On 15th November, Colson met with Richard Nixon, H. R. Haldeman and John Ehrlichman at Camp David to discuss Howard Hunt's blackmail threat. John N. Mitchell was also getting worried by Dorothy Hunt's threats and he asked John Dean to use a secret White House fund to "get the Hunt situation settled down". Eventually it was arranged for Frederick LaRue to give Hunt about $250,000 to buy his silence.
However, on 8th December, 1972, Dorothy Hunt had a meeting with Michelle Clark, a journalist working for CBS. According to Sherman Skolnick, Clark was working on a story on the Watergate case: "Ms Clark had lots of insight into the bugging and cover-up through her boyfriend, a CIA operative." Also with Hunt and Clark was Chicago Congressman George Collins.
Dorothy Hunt, Michelle Clark and George Collins took the Flight 533 from Washington to Chicago. The aircraft hit the branches of trees close to Midway Airport: "It then hit the roofs of a number of neighborhood bungalows before plowing into the home of Mrs. Veronica Kuculich at 3722 70th Place, demolishing the home and killing her and a daughter, Theresa. The plane burst into flames killing a total of 45 persons, 43 of them on the plane, including the pilot and first and second officers. Eighteen passengers survived." Hunt, Clark and Collins were all killed in the accident.
Just before Dorothy Hunt boarded the aircraft she purchased $250,000 in flight insurance payable to E. Howard Hunt. In his book Undercover (1974) Hunt claims he was unaware that his wife planned to do this. In the book he also tried to explain what his wife was doing with $10,000 in her purse. According to Hunt it was money to be invested with Hal Carlstead in "two already-built Holiday Inns in the Chicago area".
The following month E. Howard Hunt pleaded guilty to burglary and wiretapping and eventually served 33 months in prison. Hunt kept his silence although another member of the Watergate team, James W. McCord, wrote a letter to Judge John J. Sirica claiming that the defendants had pleaded guilty under pressure (from John Dean and John N. Mitchell) and that perjury had been committed.
The airplane crash was blamed on equipment malfunctions. Carl Oglesby (The Yankee and Cowboy War) has pointed out that the day after the crash, White House aide Egil Krogh was appointed Undersecretary of Transportation, supervising the National Transportation Safety Board and the Federal Aviation Association - the two agencies charged with investigating the airline crash. A week later, Nixon's deputy assistant Alexander P. Butterfield was made the new head of the FAA.
Several writers, including Robert J. Groden, Peter Dale Scott, Alan J. Weberman, Sherman Skolnick and Carl Oglesby, have suggested that Dorothy Hunt was murdered. In 1974, Charles Colson, Howard Hunt's boss at the White House, told Time Magazine: "I think they killed Dorothy Hunt." (7/8/1974)
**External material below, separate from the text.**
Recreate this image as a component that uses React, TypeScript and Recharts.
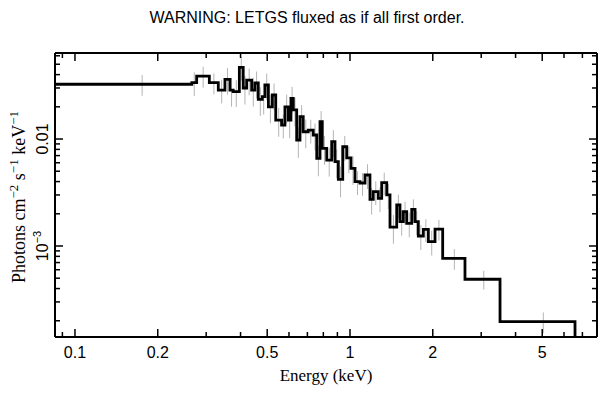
import { ComposedChart, Line, Scatter, ErrorBar, XAxis, YAxis } from 'recharts';

// bin lower edges in keV (last entry is the upper edge of the final bin)
const binEdges = [
  0.085, 0.266, 0.277, 0.308, 0.332, 0.351, 0.366, 0.376, 0.396, 0.409,
  0.421, 0.439, 0.451, 0.464, 0.48, 0.491, 0.505, 0.522, 0.537, 0.564,
  0.58, 0.597, 0.61, 0.622, 0.64, 0.658, 0.676, 0.705, 0.735, 0.757,
  0.778, 0.793, 0.823, 0.858, 0.882, 0.907, 0.941, 0.973, 1.008, 1.043,
  1.087, 1.134, 1.182, 1.215, 1.267, 1.304, 1.36, 1.398, 1.479, 1.52,
  1.563, 1.608, 1.677, 1.724, 1.772, 1.848, 1.927, 2.038, 2.173, 2.619,
  3.512, 6.58,
];

// photons cm^-2 s^-1 keV^-1 per bin
const flux = [
  0.0325, 0.0336, 0.0388, 0.0336, 0.0287, 0.0361, 0.0287, 0.0277, 0.0468, 0.03,
  0.0356, 0.0287, 0.0334, 0.0235, 0.0249, 0.032, 0.02, 0.0258, 0.015, 0.0135,
  0.02, 0.015, 0.024, 0.0187, 0.00979, 0.0162, 0.0117, 0.0121, 0.0109, 0.0066,
  0.0145, 0.00819, 0.00636, 0.00944, 0.00614, 0.0042, 0.00847, 0.00665, 0.00532, 0.00399,
  0.00388, 0.00461, 0.00273, 0.00322, 0.00279, 0.00391, 0.003, 0.0015, 0.00242, 0.00169,
  0.00209, 0.00163, 0.0022, 0.00169, 0.00124, 0.00143, 0.0011, 0.00144, 0.000767, 0.000489,
  0.000196,
];

// fractional 1-sigma errors per bin
const relErr = [
  0.22, 0.25, 0.22, 0.22, 0.25, 0.28, 0.3, 0.28, 0.25, 0.3,
  0.28, 0.3, 0.28, 0.3, 0.32, 0.28, 0.3, 0.28, 0.3, 0.25,
  0.3, 0.32, 0.28, 0.3, 0.32, 0.28, 0.3, 0.25, 0.28, 0.32,
  0.26, 0.3, 0.3, 0.28, 0.3, 0.32, 0.26, 0.28, 0.3, 0.25,
  0.24, 0.26, 0.28, 0.25, 0.26, 0.24, 0.26, 0.3, 0.25, 0.26,
  0.24, 0.26, 0.24, 0.25, 0.26, 0.24, 0.26, 0.22, 0.22, 0.2,
  0.22,
];

const xDomain = [0.0846, 7.91];
const yDomain = [0.000141, 0.0637];

const xTicks = [0.09, 0.1, 0.2, 0.3, 0.4, 0.5, 0.6, 0.7, 0.8, 0.9, 1, 2, 3, 4, 5, 6, 7];
const xLabelTicks = [0.1, 0.2, 0.5, 1, 2, 5];
const yTicks = [
  0.0002, 0.0003, 0.0004, 0.0005, 0.0006, 0.0007, 0.0008, 0.0009,
  0.001, 0.002, 0.003, 0.004, 0.005, 0.006, 0.007, 0.008, 0.009,
  0.01, 0.02, 0.03, 0.04, 0.05, 0.06,
];
const yLabelTicks = [0.001, 0.01];

const SANS = '"Liberation Sans", Arial, Helvetica, sans-serif';
const SERIF = '"Liberation Serif", "Times New Roman", serif';

const stepData = binEdges.map((e, i) => ({ x: e, y: i < flux.length ? flux[i] : flux[flux.length - 1] }));
stepData.push({ x: binEdges[binEdges.length - 1], y: yDomain[0] });

const errData = flux.map((f, i) => ({
  x: (binEdges[i] + binEdges[i + 1]) / 2,
  y: f,
  err: f * relErr[i],
}));

const tickLen = (major: boolean) => (major ? 8 : 5);

const BottomTick = (props: any) => {
  const { x, y, payload } = props;
  const major = xLabelTicks.includes(payload.value);
  return (
    <g>
      <line x1={x} y1={y} x2={x} y2={y - tickLen(major)} stroke="#000" strokeWidth={1.5} />
      {major && (
        <text x={x} y={y + 21} textAnchor="middle" fontSize={16} fontFamily={SANS} fill="#000">
          {payload.value}
        </text>
      )}
    </g>
  );
};

const TopTick = (props: any) => {
  const { x, y, payload } = props;
  const major = xLabelTicks.includes(payload.value);
  return <line x1={x} y1={y} x2={x} y2={y + tickLen(major)} stroke="#000" strokeWidth={1.5} />;
};

const LeftTick = (props: any) => {
  const { x, y, payload } = props;
  const major = yLabelTicks.includes(payload.value);
  const tx = x - 7;
  return (
    <g>
      <line x1={x} y1={y} x2={x + tickLen(major)} y2={y} stroke="#000" strokeWidth={1.5} />
      {major && (
        <text
          x={tx}
          y={y}
          transform={`rotate(-90 ${tx} ${y})`}
          textAnchor="middle"
          fontSize={16}
          fontFamily={SANS}
          fill="#000"
        >
          {payload.value === 0.01 ? (
            '0.01'
          ) : (
            <>
              <tspan>10</tspan>
              <tspan dy={-7} fontSize={11}>−3</tspan>
            </>
          )}
        </text>
      )}
    </g>
  );
};

const RightTick = (props: any) => {
  const { x, y, payload } = props;
  const major = yLabelTicks.includes(payload.value);
  return <line x1={x} y1={y} x2={x - tickLen(major)} y2={y} stroke="#000" strokeWidth={1.5} />;
};

const axisLine = { stroke: '#000', strokeWidth: 2 };

export default function App() {
  return (
    <div style={{ position: 'absolute', left: 0, top: 0, width: 609, height: 399, background: '#fff' }}>
      <ComposedChart width={609} height={399} margin={{ top: 0, right: 0, bottom: 0, left: 0 }}>
        <XAxis
          xAxisId="b"
          dataKey="x"
          type="number"
          scale="log"
          domain={xDomain}
          allowDataOverflow
          ticks={xTicks}
          interval={0}
          tick={(p: any) => <BottomTick {...p} />}
          tickLine={false}
          tickSize={0}
          tickMargin={0}
          axisLine={axisLine}
          height={62}
        />
        <XAxis
          xAxisId="t"
          orientation="top"
          dataKey="x"
          type="number"
          scale="log"
          domain={xDomain}
          allowDataOverflow
          ticks={xTicks}
          interval={0}
          tick={(p: any) => <TopTick {...p} />}
          tickLine={false}
          tickSize={0}
          tickMargin={0}
          axisLine={axisLine}
          height={53}
        />
        <YAxis
          yAxisId="l"
          dataKey="y"
          type="number"
          scale="log"
          domain={yDomain}
          allowDataOverflow
          ticks={yTicks}
          interval={0}
          tick={(p: any) => <LeftTick {...p} />}
          tickLine={false}
          tickSize={0}
          tickMargin={0}
          axisLine={axisLine}
          width={55}
        />
        <YAxis
          yAxisId="r"
          orientation="right"
          dataKey="y"
          type="number"
          scale="log"
          domain={yDomain}
          allowDataOverflow
          ticks={yTicks}
          interval={0}
          tick={(p: any) => <RightTick {...p} />}
          tickLine={false}
          tickSize={0}
          tickMargin={0}
          axisLine={axisLine}
          width={12}
        />
        <Scatter
          data={errData}
          xAxisId="t"
          yAxisId="r"
          dataKey="y"
          shape={() => <g />}
          isAnimationActive={false}
        >
          <ErrorBar dataKey="err" direction="y" width={0} stroke="#b4b4b4" strokeWidth={1} isAnimationActive={false} />
        </Scatter>
        <Line
          data={stepData}
          xAxisId="b"
          yAxisId="l"
          dataKey="y"
          type="stepAfter"
          stroke="#000"
          strokeWidth={2.8}
          dot={false}
          activeDot={false}
          isAnimationActive={false}
        />
      </ComposedChart>
      <svg
        width={609}
        height={399}
        style={{ position: 'absolute', left: 0, top: 0, pointerEvents: 'none' }}
      >
        <text x={307} y={23} textAnchor="middle" fontSize={16} fontFamily={SANS} fill="#000">
          WARNING: LETGS fluxed as if all first order.
        </text>
        <text x={326} y={381} textAnchor="middle" fontSize={17} fontFamily={SERIF} fill="#000">
          Energy (keV)
        </text>
        <text
          x={25}
          y={197}
          transform="rotate(-90 25 197)"
          textAnchor="middle"
          fontSize={18}
          fontFamily={SERIF}
          fill="#000"
        >
          <tspan>Photons cm</tspan>
          <tspan dy={-7} fontSize={13}>−2</tspan>
          <tspan dy={7}> s</tspan>
          <tspan dy={-7} fontSize={13}>−1</tspan>
          <tspan dy={7}> keV</tspan>
          <tspan dy={-7} fontSize={13}>−1</tspan>
        </text>
      </svg>
    </div>
  );
}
Barboura Morris Freed also raised several issues in her article, Flight 553: The Watergate Murder? Freed claimed that Attorney General John N. Mitchell was under investigation for corruptly helping the El Paso Natural Gas Company against its main competitor, the Northern Natural Gas Company. Mitchell's decision to drop anti-trust charges was worth an estimated $300 million to El Paso. Ralph Blodgett and James W. Kreuger, two attorneys working for Northern Natural Gas Company in the investigation of Mitchell, were both killed in the crash. .
Freed also claimed that just hours after the crash an anonymous call was made to the WBBM Chicago (CBS) talk show. The caller described himself as a radio ham who had monitored ground control's communications with 553, and he reported an exchange concerning gross control tower error or sabotage. CBS, the employer of Michelle Clark, kept this information from the authorities investigating the accident. One FBI agent went straight to Midway's control tower and confiscated the tape containing information concerning the crash. The FBI did this before the NTSB could act - a unique and illegal intervention.
Freed also pointed out that FBI agents were at the scene of the crash before the Fire Department, which received a call within one minute of the crash. The FBI later claimed that 12 agents reached the scene of the crash. Later it was revealed that there were over 50 agents searching through the wreckage.
(It was completely irregular for the FBI to get involved in investigating a crash until invited in by the National Transportation Safety Board. The FBI director justified this action because it considered the accident to have been the result of sabotage. That raises two issues: (i) How were they able to get to the crash scene so quickly? (ii) Why did they believe Flight 553 had been a case of possible sabotage? Freed does not answer these questions. However, it could be argued that it is possible to answer both questions with the same answer. The FBI had been told that Flight 553 was going to crash as it landed in Chicago.